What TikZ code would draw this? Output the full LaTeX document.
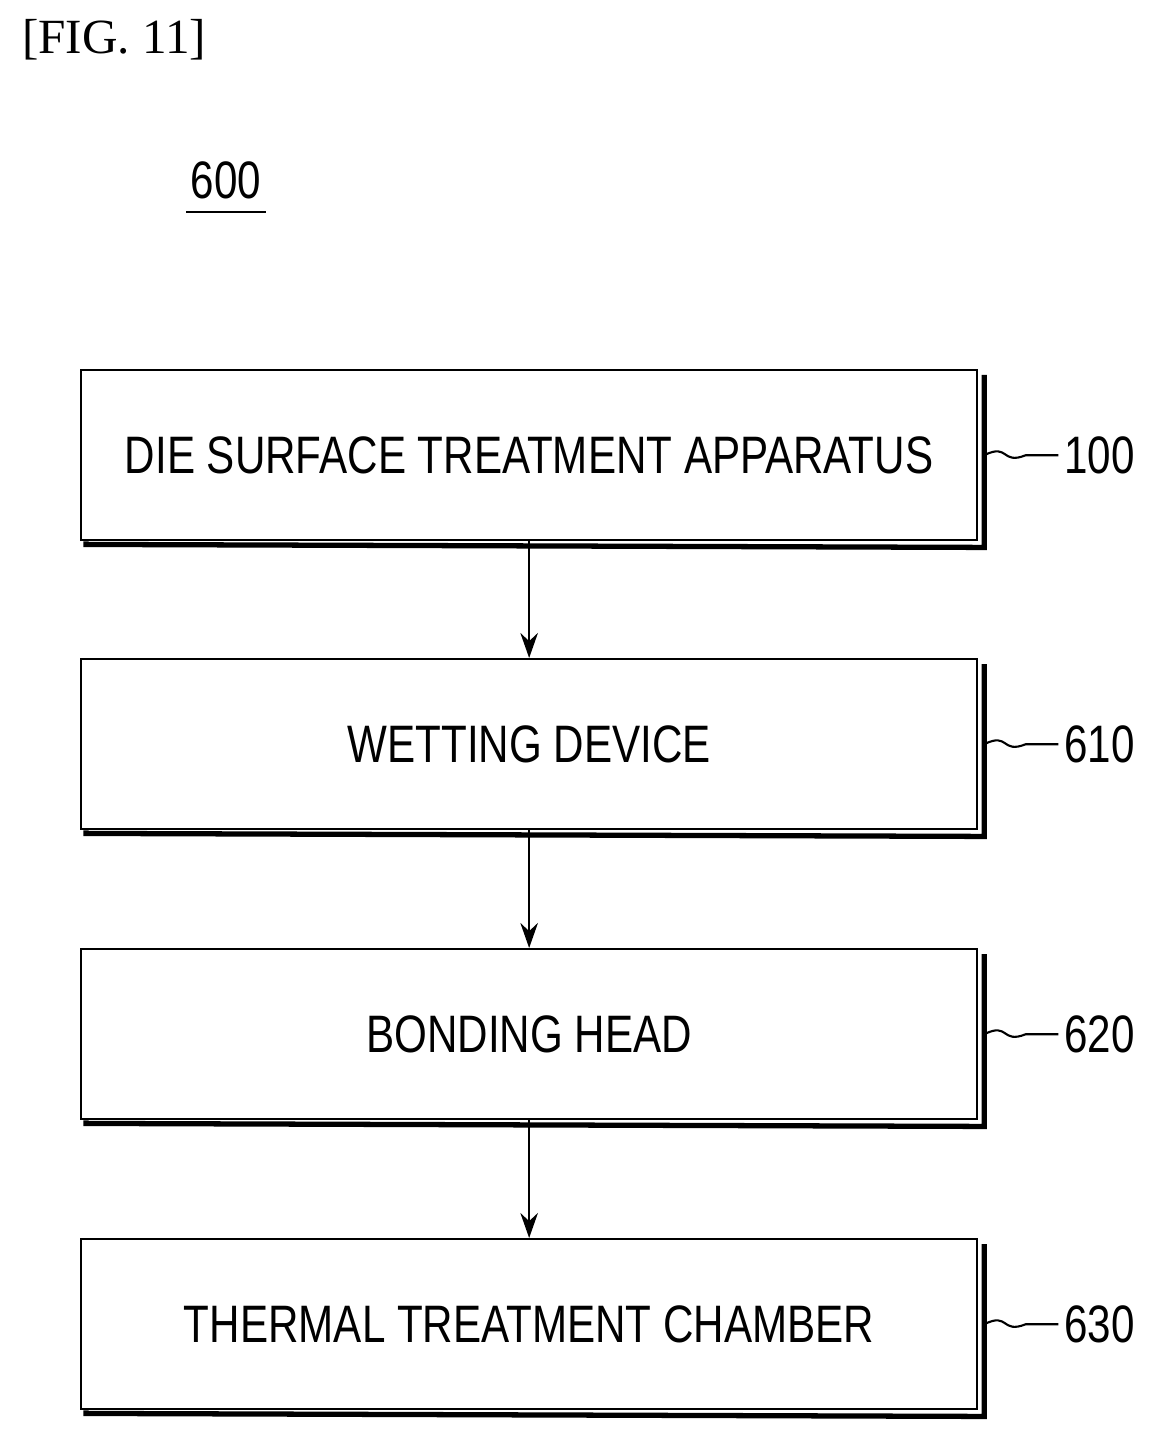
\documentclass[tikz,border=0pt]{standalone}
\usepackage{fontspec}
\setmainfont{Liberation Serif}
\newfontfamily\boxfont[FakeStretch=0.8]{Liberation Sans}
\usetikzlibrary{positioning,arrows.meta}

\tikzset{
  block/.style={draw, line width=1.4pt, minimum width=17.92cm, minimum height=3.4cm,
    font=\boxfont\fontsize{30}{34}\selectfont, fill=white},
  shade/.style={line width=3pt},
  flow/.style={-{Stealth[length=0.5cm,width=0.35cm]}, line width=1.4pt},
  tag/.style={font=\boxfont\fontsize{30}{34}\selectfont, anchor=west},
  wave/.style={line width=1.2pt}
}

\begin{document}
\begin{tikzpicture}[x=0.02cm,y=-0.02cm]
    \useasboundingbox (0,0) rectangle (1161,1435);
    \node[font=\fontsize{28}{32}\selectfont, anchor=west] (fig) at (16,40) {[FIG. 11]};
    \node[tag, anchor=center] (sys) at (226,180) {600};
    \draw[line width=1.4pt] (186,212) -- (266,212);

    \node[block, anchor=north west] (surface) at (80,369) {DIE SURFACE TREATMENT APPARATUS};
    \node[block, anchor=north west] (wetting) at (80,658) {WETTING DEVICE};
    \node[block, anchor=north west] (bonding) at (80,948) {BONDING HEAD};
    \node[block, anchor=north west] (thermal) at (80,1238) {THERMAL TREATMENT CHAMBER};

    % shadows and reference labels
    \foreach \b/\n in {surface/100, wetting/610, bonding/620, thermal/630} {
        \draw[shade] ([xshift=0.12cm]\b.south west) -- ([xshift=0.12cm,yshift=-0.06cm]\b.south west)
            -- ([xshift=0.12cm,yshift=-0.12cm]\b.south east) |- ([xshift=0.12cm,yshift=-0.12cm]\b.north east);
        \node[tag] (\b-ref) at ([xshift=1.6cm]\b.east) {\n};
        \draw[wave] ([xshift=0.12cm]\b.east) .. controls +(0.5cm,0.25cm) and +(-0.5cm,-0.2cm) .. ([xshift=0.95cm]\b.east)
            -- (\b-ref.west);
    }

    \draw[flow] (surface) -- (wetting);
    \draw[flow] (wetting) -- (bonding);
    \draw[flow] (bonding) -- (thermal);
\end{tikzpicture}
\end{document}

☆ ☆ ☆

# EXERCISE INSTRUCTIONS
From the opening line of the listing above through the line bearing "(186,212) -- (266,212);", repeat each line exactly. Drop every picture.

# EXPECTED OUTPUT
What TikZ code would draw this? Output the full LaTeX document.
\documentclass[tikz,border=0pt]{standalone}
\usepackage{fontspec}
\setmainfont{Liberation Serif}
\newfontfamily\boxfont[FakeStretch=0.8]{Liberation Sans}
\usetikzlibrary{positioning,arrows.meta}

\tikzset{
  block/.style={draw, line width=1.4pt, minimum width=17.92cm, minimum height=3.4cm,
    font=\boxfont\fontsize{30}{34}\selectfont, fill=white},
  shade/.style={line width=3pt},
  flow/.style={-{Stealth[length=0.5cm,width=0.35cm]}, line width=1.4pt},
  tag/.style={font=\boxfont\fontsize{30}{34}\selectfont, anchor=west},
  wave/.style={line width=1.2pt}
}

\begin{document}
\begin{tikzpicture}[x=0.02cm,y=-0.02cm]
    \useasboundingbox (0,0) rectangle (1161,1435);
    \node[font=\fontsize{28}{32}\selectfont, anchor=west] (fig) at (16,40) {[FIG. 11]};
    \node[tag, anchor=center] (sys) at (226,180) {600};
    \draw[line width=1.4pt] (186,212) -- (266,212);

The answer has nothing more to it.